Concerned about living and working conditions of blue-collar workers in Qatar, community members of Cornell University called on its Doha-based campus to provide sweeping information about its contractors.
According to the Cornell Daily Sun, the Cornell University Assembly – which represents students, faculty and staff at the New York State-based school – passed a resolution earlier this week about the issue.
It asked Weill Cornell Medical College in Qatar (WCMC-Q) for a list of all the names and positions of third-party contractors employed at WCMC-Q, details on the process used to hire them, specific worker protections stipulated in WCMC-Q’s contracts, among other information.
WCMC-Q said it had no comment on the resolution when contacted by Doha News.

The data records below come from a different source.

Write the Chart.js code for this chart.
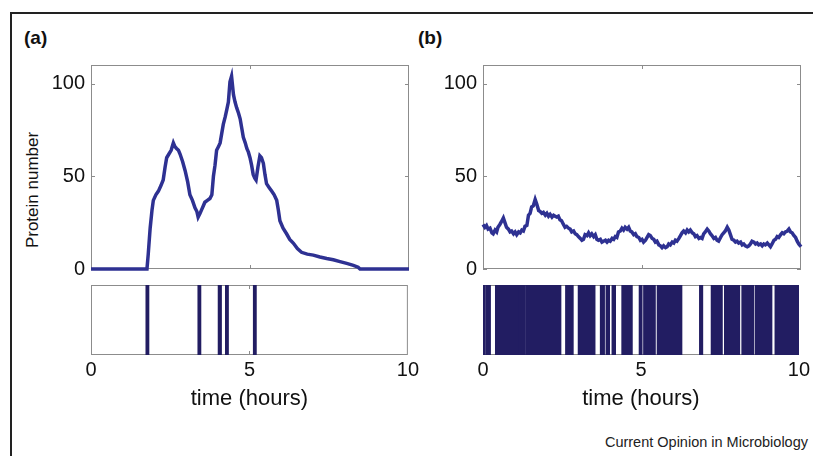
<!DOCTYPE html>
<html>
<head>
<meta charset="utf-8">
<script src="https://cdn.jsdelivr.net/npm/chart.js@4.4.1/dist/chart.umd.min.js"></script>
<style>
  html, body { margin: 0; overflow: hidden; }
  body { background: #fff; font-family: "Liberation Sans", Arial, sans-serif; color: #111; }
  #page { position: relative; width: 813px; height: 456px; overflow: hidden; }
  .rule { position: absolute; background: #222; }
  .panel { position: absolute; top: 27px; font-weight: bold; font-size: 19px; }
  #ylab { position: absolute; left: 33px; top: 190px; font-size: 17px; white-space: nowrap; transform: translate(-50%, -50%) rotate(-90deg); }
  #credit { position: absolute; right: 5px; top: 434px; font-size: 14.5px; color: #222; }
  canvas { position: absolute; }
</style>
</head>
<body>
<div id="page">
  <div class="rule" style="left:10px;top:12px;width:803px;height:1.5px"></div>
  <div class="rule" style="left:10px;top:12px;width:1.5px;height:444px"></div>
  <div class="panel" style="left:24px">(a)</div>
  <div class="panel" style="left:418px">(b)</div>
  <div id="ylab">Protein number</div>
  <canvas id="traceA" width="400" height="244" style="left:20px;top:45px"></canvas>
  <canvas id="traceB" width="400" height="244" style="left:412px;top:45px"></canvas>
  <canvas id="stripA" width="402" height="137" style="left:20px;top:275px"></canvas>
  <canvas id="stripB" width="401" height="137" style="left:412px;top:275px"></canvas>
  <div id="credit">Current Opinion in Microbiology</div>
</div>
<script>
// tick labels
const xTicks = [0, 5, 10];
const yTicks = [0, 50, 100];

// (a) bursty expression: protein number over time (hours)
const aTimes = [0, 1.76, 1.80, 1.86, 1.92, 1.96, 2.04, 2.12, 2.20, 2.27,
  2.33, 2.38, 2.45, 2.52, 2.59, 2.64, 2.69, 2.75, 2.80, 2.88,
  2.96, 3.04, 3.11, 3.19, 3.27, 3.33, 3.37, 3.43, 3.48, 3.53,
  3.58, 3.66, 3.74, 3.80, 3.85, 3.90, 3.95, 4.01, 4.06, 4.11,
  4.16, 4.22, 4.27, 4.32, 4.37, 4.42, 4.48, 4.53, 4.58, 4.64,
  4.69, 4.74, 4.79, 4.85, 4.90, 4.95, 5.00, 5.05, 5.10, 5.15,
  5.19, 5.25, 5.31, 5.36, 5.42, 5.47, 5.52, 5.60, 5.68, 5.76,
  5.84, 5.89, 5.94, 6.04, 6.15, 6.25, 6.36, 6.49, 6.62, 6.80,
  6.99, 7.20, 7.41, 7.62, 7.83, 8.04, 8.25, 8.40, 8.46, 10];
const aCounts = [0, 0, 8, 22, 32, 37, 40, 42, 45, 48,
  55, 60, 62, 64, 68, 66, 65, 64, 62, 58,
  53, 47, 40, 37, 33, 31, 28, 30, 32, 34,
  36, 37, 38, 40, 50, 56, 64, 66, 68, 73,
  78, 82, 86, 90, 101, 104, 94, 90, 87, 84,
  81, 76, 71, 68, 65, 63, 60, 56, 51, 49,
  48, 55, 61, 60, 57, 51, 46, 44, 42, 40,
  37, 32, 26, 22, 19, 16, 14, 11, 9, 8,
  7.5, 6.5, 5.7, 5, 4, 3, 2, 1, 0, 0];
// (a) promoter on-periods [start, end]
const aOnSpans = [[1.73, 1.83], [3.37, 3.47], [4.01, 4.12], [4.24, 4.34], [5.12, 5.22]];

// (b) frequent switching
const bTimes = [0, 0.06, 0.11, 0.16, 0.22, 0.28, 0.32, 0.38, 0.43, 0.47,
  0.53, 0.58, 0.64, 0.69, 0.74, 0.80, 0.85, 0.90, 0.96, 1.01,
  1.06, 1.12, 1.17, 1.22, 1.27, 1.32, 1.38, 1.43, 1.48, 1.53,
  1.58, 1.64, 1.69, 1.75, 1.80, 1.85, 1.90, 1.96, 2.01, 2.06,
  2.11, 2.17, 2.22, 2.27, 2.32, 2.37, 2.42, 2.47, 2.53, 2.58,
  2.63, 2.69, 2.74, 2.79, 2.85, 2.90, 2.95, 3.00, 3.06, 3.11,
  3.16, 3.21, 3.27, 3.32, 3.37, 3.42, 3.48, 3.53, 3.58, 3.63,
  3.69, 3.74, 3.79, 3.85, 3.90, 3.95, 4.00, 4.06, 4.11, 4.16,
  4.21, 4.26, 4.32, 4.37, 4.42, 4.47, 4.53, 4.58, 4.63, 4.68,
  4.74, 4.79, 4.84, 4.90, 4.95, 5.00, 5.05, 5.11, 5.16, 5.21,
  5.26, 5.32, 5.37, 5.42, 5.47, 5.53, 5.58, 5.63, 5.68, 5.74,
  5.79, 5.84, 5.89, 5.95, 6.00, 6.05, 6.10, 6.16, 6.21, 6.26,
  6.31, 6.37, 6.42, 6.47, 6.52, 6.58, 6.63, 6.68, 6.73, 6.79,
  6.84, 6.89, 6.94, 6.99, 7.05, 7.10, 7.15, 7.20, 7.26, 7.31,
  7.36, 7.41, 7.47, 7.52, 7.57, 7.62, 7.68, 7.73, 7.78, 7.83,
  7.89, 7.94, 7.99, 8.04, 8.10, 8.15, 8.20, 8.25, 8.31, 8.36,
  8.41, 8.46, 8.52, 8.57, 8.62, 8.67, 8.73, 8.78, 8.83, 8.88,
  8.94, 8.99, 9.04, 9.09, 9.15, 9.20, 9.25, 9.30, 9.36, 9.41,
  9.46, 9.51, 9.57, 9.62, 9.67, 9.72, 9.78, 9.83, 9.88, 9.93,
  10];
const bCounts = [24, 22.5, 23.5, 21.5, 22, 19.5, 19, 21, 20, 22.5,
  24, 25.5, 27.5, 25, 22.5, 21.5, 20, 20.5, 19, 20,
  18.5, 20, 19.5, 21, 20.5, 23, 23.5, 29, 30, 33.5,
  34, 37.5, 35, 31.5, 31, 30, 30.5, 29, 30, 28.5,
  29.5, 28, 29, 28.5, 28, 28.5, 26.5, 26, 24, 22.5,
  23, 22, 21.5, 20, 20.5, 19, 18.5, 17.5, 16.5, 15.5,
  16, 18.5, 18, 19.5, 18, 19, 17.5, 18.5, 16, 15.5,
  16, 14.5, 15, 15.5, 14.5, 15.5, 15, 16.5, 16, 17.5,
  17, 20, 20.5, 22, 21, 22.5, 21.5, 22.5, 20.5, 20,
  18.5, 19, 17.5, 17, 15.5, 16, 14.5, 15.5, 17, 18.5,
  18, 16.5, 16, 14.5, 15, 13, 12.5, 11.5, 12.5, 11.5,
  12, 13.5, 13, 14.5, 14, 15.5, 15, 16.5, 18, 19.5,
  20.5, 19.5, 21, 20, 21, 19.5, 19, 17.5, 18, 16.5,
  17, 16.5, 19, 20, 21.5, 20.5, 19, 18, 16.5, 17,
  15.5, 15, 17, 18.5, 19.5, 20.5, 22.5, 21, 18.5, 16,
  15.5, 14.5, 15, 14, 14.5, 13, 13.5, 12.5, 12, 12.5,
  13.5, 15, 14.5, 13.5, 14, 13, 13.5, 12.5, 13.5, 13,
  14, 13, 12, 13.5, 15.5, 16, 17.5, 17, 18.5, 19.5,
  19, 20, 20.5, 21.5, 20, 19.5, 18, 17, 15, 13.5,
  12];
const bOnSpans = [[0, 0.06], [0.08, 0.24], [0.39, 1.135], [1.145, 1.345], [1.355, 2.47],
  [2.61, 2.86], [3.01, 3.55], [3.71, 3.85], [3.89, 4.01], [4.08, 4.20],
  [4.39, 4.73], [4.94, 5.04], [5.08, 5.46], [5.51, 6.30], [6.85, 6.96],
  [7.22, 7.58], [7.64, 8.13], [8.19, 8.57], [8.61, 9.15], [9.24, 10]];

const lineColor = '#2e3192';
const stripColor = '#221d62';
const inkColor = '#111';

// matlab-like box with inward tick marks
const frameBox = {
    id: 'frameBox',
    beforeDatasetsDraw(chart, args, opts) {
        const { ctx, chartArea: a, scales } = chart;
        const len = 4;
        ctx.save();
        ctx.strokeStyle = '#8c8c8c';
        ctx.lineWidth = 1;
        ctx.strokeRect(a.left + 0.5, a.top + 0.5, a.right - a.left - 1, a.bottom - a.top - 1);
        ctx.beginPath();
        xTicks.slice(1, -1).forEach(v => {
            const px = Math.round(scales.x.getPixelForValue(v)) + 0.5;
            ctx.moveTo(px, a.top); ctx.lineTo(px, a.top + len);
            ctx.moveTo(px, a.bottom); ctx.lineTo(px, a.bottom - len);
        });
        if (opts.yTicks) {
            yTicks.forEach(v => {
                const py = Math.round(scales.y.getPixelForValue(v)) + 0.5;
                ctx.moveTo(a.left, py); ctx.lineTo(a.left + len, py);
                ctx.moveTo(a.right, py); ctx.lineTo(a.right - len, py);
            });
        }
        ctx.stroke();
        ctx.restore();
    }
};

function traceChart(id, times, counts) {
    return new Chart(document.getElementById(id), {
        type: 'line',
        data: {
            datasets: [{
                data: times.map((t, i) => ({ x: t, y: counts[i] })),
                borderColor: lineColor,
                borderWidth: 3.5,
                pointRadius: 0,
                tension: 0,
                clip: false
            }]
        },
        options: {
            responsive: false,
            animation: false,
            layout: { padding: { top: 20, right: 11, bottom: 20, left: 0 } },
            plugins: { legend: { display: false }, tooltip: { enabled: false }, frameBox: { yTicks: true } },
            scales: {
                x: { type: 'linear', min: 0, max: 10, display: false },
                y: {
                    min: 0, max: 110,
                    afterBuildTicks: s => { s.ticks = yTicks.map(v => ({ value: v })); },
                    afterFit: s => { s.width = 71; },
                    grid: { display: false, drawTicks: false },
                    border: { display: false },
                    ticks: { padding: 6, color: inkColor, font: { size: 20 } }
                }
            }
        },
        plugins: [frameBox]
    });
}

function stripChart(id, spans) {
    return new Chart(document.getElementById(id), {
        type: 'bar',
        data: {
            labels: ['on'],
            datasets: [{
                data: spans.map(s => ({ x: s, y: 'on' })),
                backgroundColor: stripColor,
                borderWidth: 0,
                barPercentage: 1,
                categoryPercentage: 1
            }]
        },
        options: {
            indexAxis: 'y',
            responsive: false,
            animation: false,
            layout: { padding: { top: 10, right: 13, bottom: 0, left: 71 } },
            plugins: { legend: { display: false }, tooltip: { enabled: false }, frameBox: { yTicks: false } },
            scales: {
                x: {
                    type: 'linear', min: 0, max: 10,
                    afterBuildTicks: s => { s.ticks = xTicks.map(v => ({ value: v })); },
                    afterFit: s => { s.height = 57; },
                    grid: { display: false, drawTicks: false },
                    border: { display: false },
                    ticks: { padding: 3, maxRotation: 0, color: inkColor, font: { size: 20 } },
                    title: { display: true, text: 'time (hours)', color: inkColor, font: { size: 22 }, padding: 0 }
                },
                y: { display: false }
            }
        },
        plugins: [frameBox]
    });
}

traceChart('traceA', aTimes, aCounts);
traceChart('traceB', bTimes, bCounts);
stripChart('stripA', aOnSpans);
stripChart('stripB', bOnSpans);
</script>
</body>
</html>
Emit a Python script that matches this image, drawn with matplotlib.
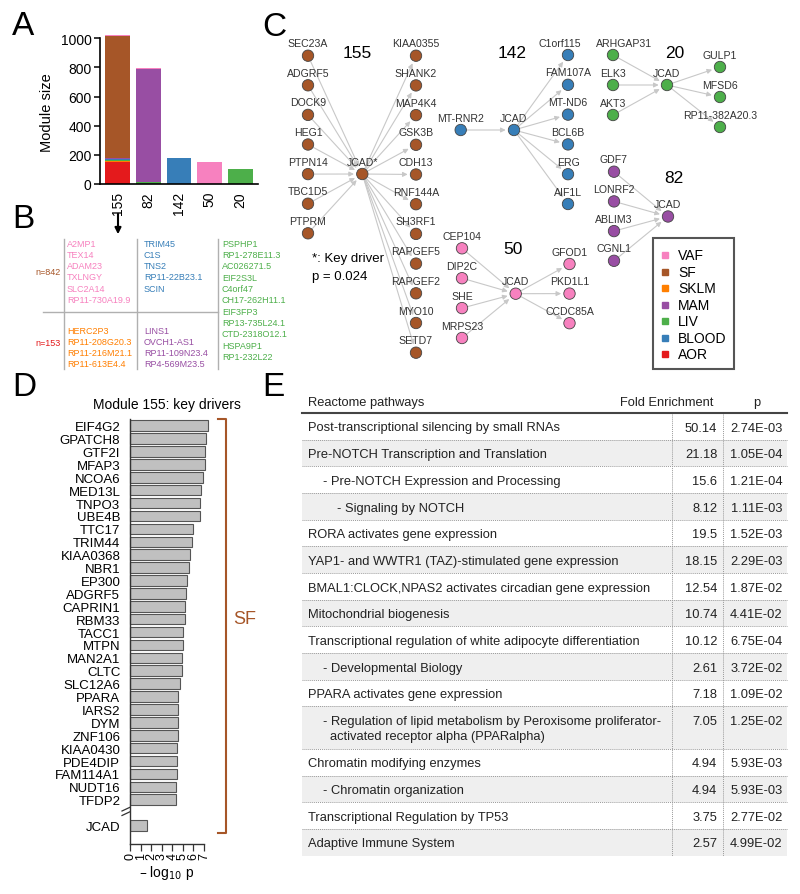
import numpy as np
import matplotlib
matplotlib.use('Agg')
import matplotlib.pyplot as plt
from matplotlib.patches import Circle, FancyArrowPatch, Rectangle, Polygon

plt.rcParams['font.family'] = ['Liberation Sans', 'DejaVu Sans']

W, H = 800, 895

# ---------------- data ----------------
# A: module sizes split by tissue
modules = ['155', '82', '142', '50', '20']
stack_order = ['AOR', 'SKLM', 'LIV', 'BLOOD', 'MAM', 'SF', 'VAF']
sizes = {
    'AOR':   [153, 0, 0, 0, 0],
    'SKLM':  [4, 0, 0, 0, 0],
    'LIV':   [11, 12, 0, 0, 103],
    'BLOOD': [5, 0, 176, 0, 0],
    'MAM':   [4, 778, 0, 0, 0],
    'SF':    [842, 0, 0, 0, 0],
    'VAF':   [6, 3, 0, 153, 0],
}
tissue_col = {'VAF': '#F781BF', 'SF': '#A65628', 'SKLM': '#FF7F00', 'MAM': '#984EA3',
              'LIV': '#4DAF4A', 'BLOOD': '#377EB8', 'AOR': '#E41A1C'}
legend_order = ['VAF', 'SF', 'SKLM', 'MAM', 'LIV', 'BLOOD', 'AOR']

# B: non-SF / non-AOR genes of module 155
b_vaf = ['A2MP1', 'TEX14', 'ADAM23', 'TXLNGY', 'SLC2A14', 'RP11-730A19.9']
b_blood = ['TRIM45', 'C1S', 'TNS2', 'RP11-22B23.1', 'SCIN']
b_sklm = ['HERC2P3', 'RP11-208G20.3', 'RP11-216M21.1', 'RP11-613E4.4']
b_mam = ['LINS1', 'OVCH1-AS1', 'RP11-109N23.4', 'RP4-569M23.5']
b_liv = ['PSPHP1', 'RP1-278E11.3', 'AC026271.5', 'EIF2S3L', 'C4orf47', 'CH17-262H11.1',
         'EIF3FP3', 'RP13-735L24.1', 'CTD-2318O12.1', 'HSPA9P1', 'RP1-232L22']

# C: JCAD neighbourhoods
net155_in = ['SEC23A', 'ADGRF5', 'DOCK9', 'HEG1', 'PTPN14', 'TBC1D5', 'PTPRM']
net155_out = ['KIAA0355', 'SHANK2', 'MAP4K4', 'GSK3B', 'CDH13', 'RNF144A', 'SH3RF1',
              'RAPGEF5', 'RAPGEF2', 'MYO10', 'SETD7']
net142_in = ['MT-RNR2']
net142_out = ['C1orf115', 'FAM107A', 'MT-ND6', 'BCL6B', 'ERG', 'AIF1L']
net20_in = ['ARHGAP31', 'ELK3', 'AKT3']
net20_out = ['GULP1', 'MFSD6', 'RP11-382A20.3']
net82_in = ['GDF7', 'LONRF2', 'ABLIM3', 'CGNL1']
net82_out = []
net50_in = ['CEP104', 'DIP2C', 'SHE', 'MRPS23']
net50_out = ['GFOD1', 'PKD1L1', 'CCDC85A']
# labels nudged sideways in the original layout
label_dx = {'C1orf115': -8, 'ARHGAP31': 11}

# D: key drivers of module 155
kd_genes = ['EIF4G2', 'GPATCH8', 'GTF2I', 'MFAP3', 'NCOA6', 'MED13L', 'TNPO3', 'UBE4B',
            'TTC17', 'TRIM44', 'KIAA0368', 'NBR1', 'EP300', 'ADGRF5', 'CAPRIN1', 'RBM33',
            'TACC1', 'MTPN', 'MAN2A1', 'CLTC', 'SLC12A6', 'PPARA', 'IARS2', 'DYM',
            'ZNF106', 'KIAA0430', 'PDE4DIP', 'FAM114A1', 'NUDT16', 'TFDP2']
kd_logp = [7.42, 7.23, 7.14, 7.11, 6.95, 6.70, 6.64, 6.61, 5.98, 5.89, 5.64, 5.61, 5.42,
           5.30, 5.21, 5.21, 5.05, 5.02, 4.96, 4.96, 4.74, 4.55, 4.55, 4.52, 4.52, 4.49,
           4.49, 4.46, 4.39, 4.39]
jcad_logp = 1.65

# E: Reactome pathways
pathways = ['Post-transcriptional silencing by small RNAs',
            'Pre-NOTCH Transcription and Translation',
            '- Pre-NOTCH Expression and Processing',
            '- Signaling by NOTCH',
            'RORA activates gene expression',
            'YAP1- and WWTR1 (TAZ)-stimulated gene expression',
            'BMAL1:CLOCK,NPAS2 activates circadian gene expression',
            'Mitochondrial biogenesis',
            'Transcriptional regulation of white adipocyte differentiation',
            '- Developmental Biology',
            'PPARA activates gene expression',
            '- Regulation of lipid metabolism by Peroxisome proliferator-\nactivated receptor alpha (PPARalpha)',
            'Chromatin modifying enzymes',
            '- Chromatin organization',
            'Transcriptional Regulation by TP53',
            'Adaptive Immune System']
path_level = [0, 0, 1, 2, 0, 0, 0, 0, 0, 1, 0, 1, 0, 1, 0, 0]
fold_enr = ['50.14', '21.18', '15.6', '8.12', '19.5', '18.15', '12.54', '10.74', '10.12',
            '2.61', '7.18', '7.05', '4.94', '4.94', '3.75', '2.57']
p_vals = ['2.74E-03', '1.05E-04', '1.21E-04', '1.11E-03', '1.52E-03', '2.29E-03', '1.87E-02',
          '4.41E-02', '6.75E-04', '3.72E-02', '1.09E-02', '1.25E-02', '5.93E-03', '5.93E-03',
          '2.77E-02', '4.99E-02']

# ---------------- figure ----------------
fig = plt.figure(figsize=(W / 100, H / 100), dpi=100)
ov = fig.add_axes([0, 0, 1, 1])
ov.set_xlim(0, W)
ov.set_ylim(H, 0)
ov.axis('off')


def px_axes(left, top, right, bottom):
    return fig.add_axes([left / W, 1 - bottom / H, (right - left) / W, (bottom - top) / H])


# panel letters
for lab, (x, y) in zip('ABCDE', [(12, 26), (12, 219), (262, 27), (12, 387), (262, 387)]):
    ov.text(x, y, lab, fontsize=24, ha='left', va='center')

# ---- A
axA = px_axes(100, 39.3, 258, 185)
xpos = np.arange(len(modules))
base = np.zeros(len(modules))
for t in stack_order:
    v = np.array(sizes[t], dtype=float)
    m = v > 0
    axA.bar(xpos[m], v[m], 0.81, bottom=base[m], color=tissue_col[t],
            edgecolor='none', clip_on=False)
    base += v
axA.set_xlim(-0.57, 4.57)
axA.set_ylim(0, 1000)
axA.set_yticks(range(0, 1001, 200))
axA.set_xticks(xpos)
axA.set_xticklabels(modules, rotation=90, fontsize=10)
axA.tick_params(axis='x', length=0, pad=5)
axA.tick_params(axis='y', labelsize=10, length=4, width=1.1, pad=2)
for s in ['top', 'right']:
    axA.spines[s].set_visible(False)
for s in ['left', 'bottom']:
    axA.spines[s].set_linewidth(1.2)
axA.set_ylabel('Module size', fontsize=10.5, labelpad=5)
ov.annotate('', xy=(118, 238), xytext=(118, 212),
            arrowprops=dict(arrowstyle='-|>', color='black', lw=1.5, mutation_scale=9))

# ---- B
lc = '#b0b0b0'
for x in [64, 137, 218]:
    ov.plot([x, x], [240, 370], color=lc, lw=1)
ov.plot([43, 218], [313, 313], color=lc, lw=1)
ov.text(61, 272.7, 'n=842', color=tissue_col['SF'], fontsize=6.5, ha='right', va='center')
ov.text(61, 343, 'n=153', color=tissue_col['AOR'], fontsize=6.5, ha='right', va='center')


def gene_col(genes, x, y0, step, col):
    for i, g in enumerate(genes):
        ov.text(x, y0 + i * step, g, color=col, fontsize=6.5, ha='left', va='center')


gene_col(b_vaf, 67, 244.3, 11.2, tissue_col['VAF'])
gene_col(b_sklm, 67, 331, 11.2, tissue_col['SKLM'])
gene_col(b_blood, 144, 244.3, 11.2, tissue_col['BLOOD'])
gene_col(b_mam, 144, 331, 11.2, tissue_col['MAM'])
gene_col(b_liv, 222, 244.3, 11.3, tissue_col['LIV'])

# ---- C
R = 5.7


def draw_net(srcs, tgts, hub_label, col, src_xy, hub, tgt_xy):
    sx, sy0, sdy = src_xy
    hx, hy = hub
    nodes = [(hx, hy, hub_label)]
    for i, g in enumerate(srcs):
        p = (sx, sy0 + i * sdy)
        ov.add_patch(FancyArrowPatch(p, (hx, hy), arrowstyle='-|>', mutation_scale=7,
                                     color='#c8c8c8', lw=0.8, shrinkA=0, shrinkB=6, zorder=2))
        nodes.append((p[0], p[1], g))
    if tgts:
        tx, ty0, tdy = tgt_xy
        for i, g in enumerate(tgts):
            p = (tx, ty0 + i * tdy)
            ov.add_patch(FancyArrowPatch((hx, hy), p, arrowstyle='-|>', mutation_scale=7,
                                         color='#c8c8c8', lw=0.8, shrinkA=0, shrinkB=6, zorder=2))
            nodes.append((p[0], p[1], g))
    for x, y, g in nodes:
        ov.add_patch(Circle((x, y), R, facecolor=col, edgecolor='#444444', lw=0.6, zorder=4))
        ov.text(x + label_dx.get(g, 0), y - 12.5, g, fontsize=7.6, color='#333333',
                ha='center', va='center', zorder=5)


draw_net(net155_in, net155_out, 'JCAD*', tissue_col['SF'], (308, 56.7, 29.6), (362.3, 175), (416, 56.7, 29.7))
draw_net(net142_in, net142_out, 'JCAD', tissue_col['BLOOD'], (460.7, 131, 0), (514, 131), (568, 56, 29.8))
draw_net(net20_in, net20_out, 'JCAD', tissue_col['LIV'], (613, 56, 30), (667, 86), (720, 68, 30))
draw_net(net82_in, net82_out, 'JCAD', tissue_col['MAM'], (614, 172.7, 29.7), (668, 217.5), None)
draw_net(net50_in, net50_out, 'JCAD', tissue_col['VAF'], (462, 249.3, 29.9), (515.7, 294.7), (569.5, 265, 29.6))

for lab, (x, y) in zip(['155', '142', '20', '82', '50'],
                       [(357, 53), (512, 53), (675, 53), (674, 178), (513, 249)]):
    ov.text(x, y, lab, fontsize=12.5, ha='center', va='center')
ov.text(311.7, 259.3, '*: Key driver', fontsize=9.5, ha='left', va='center')
ov.text(311.7, 276.5, 'p = 0.024', fontsize=9.5, ha='left', va='center')

ov.add_patch(Rectangle((653, 239.3), 81, 130.7, facecolor='white', edgecolor='#555555', lw=1.5, zorder=3))
for i, t in enumerate(legend_order):
    y = 256 + i * 16.5
    ov.plot(665, y, 's', ms=5, color=tissue_col[t], zorder=4)
    ov.text(678, y, t, fontsize=10, ha='left', va='center', zorder=4)

# ---- D
axD = px_axes(130, 420, 204, 845)
ypos = np.arange(len(kd_genes))
jcad_pos = len(kd_genes) + 1
axD.barh(ypos, kd_logp, 0.82, color='#c0c0c0', edgecolor='#555555', lw=0.8, clip_on=False)
axD.barh([jcad_pos], [jcad_logp], 0.82, color='#c0c0c0', edgecolor='#555555', lw=0.8)
axD.set_xlim(0, 7)
axD.set_ylim(32.43, -0.52)
axD.set_yticks(list(ypos) + [jcad_pos])
axD.set_yticklabels(kd_genes + ['JCAD'], fontsize=9.5)
axD.tick_params(axis='y', length=0, pad=7)
axD.set_xticks(range(8))
axD.set_xticklabels([str(i) for i in range(8)], rotation=90, fontsize=9)
axD.tick_params(axis='x', length=5, width=0.9, pad=1, color='#333333')
for s in ['top', 'right']:
    axD.spines[s].set_visible(False)
for s in ['left', 'bottom']:
    axD.spines[s].set_linewidth(1)
    axD.spines[s].set_color('#333333')
axD.set_title('Module 155: key drivers', fontsize=10, pad=8)
axD.set_xlabel('– log$_{10}$ p', fontsize=10, labelpad=3)

# axis break
ov.add_patch(Polygon([(122, 812), (138, 804.5), (138, 809), (122, 816.5)], closed=True,
                     facecolor='white', edgecolor='none', zorder=6))
for dy in [0, 4.5]:
    ov.plot([122, 138], [812 + dy, 804.5 + dy], color='#333333', lw=0.9, zorder=7)

# SF bracket
sfc = tissue_col['SF']
ov.plot([218, 226, 226, 218], [420, 420, 834, 834], color=sfc, lw=1.5)
ov.text(233, 619, 'SF', fontsize=13, color=sfc, ha='left', va='center')

# ---- E
fs = 9.3
tl, tr = 302, 787
ov.text(308, 403, 'Reactome pathways', fontsize=fs, ha='left', va='center', color='#222222')
ov.text(667, 403, 'Fold Enrichment', fontsize=fs, ha='center', va='center', color='#222222')
ov.text(757, 403, 'p', fontsize=fs, ha='center', va='center', color='#222222')
ov.plot([tl, tr], [414, 414], color='#444444', lw=1.5, zorder=3)
row_h, extra = 26.67, 15.8
top = 414
for i, name in enumerate(pathways):
    nl = name.count('\n') + 1
    h = row_h + extra * (nl - 1)
    if i % 2 == 1:
        ov.add_patch(Rectangle((tl, top), tr - tl, h, facecolor='#efefef', edgecolor='none', zorder=1))
    indent = [308, 323.3, 337.3][path_level[i]]
    lines = name.split('\n')
    for k, ln in enumerate(lines):
        xx = indent if k == 0 else indent + 6.7
        ov.text(xx, top + 14.5 + k * 15, ln, fontsize=fs, ha='left', va='center', color='#222222', zorder=2)
    ov.text(717.3, top + 14.5, fold_enr[i], fontsize=fs, ha='right', va='center', color='#222222', zorder=2)
    ov.text(782.7, top + 14.5, p_vals[i], fontsize=fs, ha='right', va='center', color='#222222', zorder=2)
    top += h
    if i < len(pathways) - 1:
        ov.plot([tl, tr], [top, top], color='#9a9a9a', lw=0.7, ls=(0, (1, 1)), zorder=2)
for x in [671.7, 723.3]:
    ov.plot([x, x], [414, top], color='#9a9a9a', lw=0.7, ls=(0, (1, 1)), zorder=2)

fig.savefig('out.png', dpi=100)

The advocacy organization, which has been a long-standing critic of Qatar, said:
“Administrative staff, maintenance workers, gardeners and cleaners face crushing recruitment fees, the substitution of their contracts for ones with lower wages and poor working and living conditions and the confiscation of their passports.”
Education City is operated by Qatar Foundation (QF), which introduced a workers’ charter in 2013 that sets minimum standards for the recruitment, accommodation and payment of expats that go above and beyond Qatar’s laws.
Human rights advocates have welcomed QF’s policies, as well as similar measures introduced by local World Cup organizers, but said that their effectiveness depends on how strictly such provisions are enforced.
In response to demands for an independent investigation, Cornell president Elizabeth Garrett wrote to a campus organization last year that she has not found any abuses of labor at WCMC-Q, according to the Cornell Daily Sun.
However, this week’s resolution states that Garrett’s statements “lacked sufficient detail for the University Assembly to objectively evaluate the issue.”
Last year, Stephen Eisenman – who was president of Northwestern’s faculty senate at the time – traveled to Qatar on a three-day visit to investigate academic freedom at NU-Q, among other issues.
In a six-page report published after his visit, the art history professor said “it is not yet clear” if QF’s guidelines have made a significant impact on the living and working conditions of expats.
Regardless of what happens in Education City, Eisenman’s report questioned whether it was appropriate for Northwestern to be operating in Qatar at all:
“The ethics of establishing a campus in an authoritarian country are murky, especially when it inhibits free expression, and counts among its allies several oppressive regimes or groups,” he wrote.
NU-Q did not respond to an interview request earlier this month to discuss Eisenman’s report.
However, NU-Q dean and CEO Everette Dennis told the New York Times in 2013 that the university was helping to change Qatar:
“When you are a guest in someone else’s country, what is your role?” he was quoted as saying. “We see ourselves as part of Qatar’s effort to transform itself from a society based on extractive industry to a knowledge-based economy. But there is not a tradition of freedom of the press in the Gulf — or in the Arab world generally.”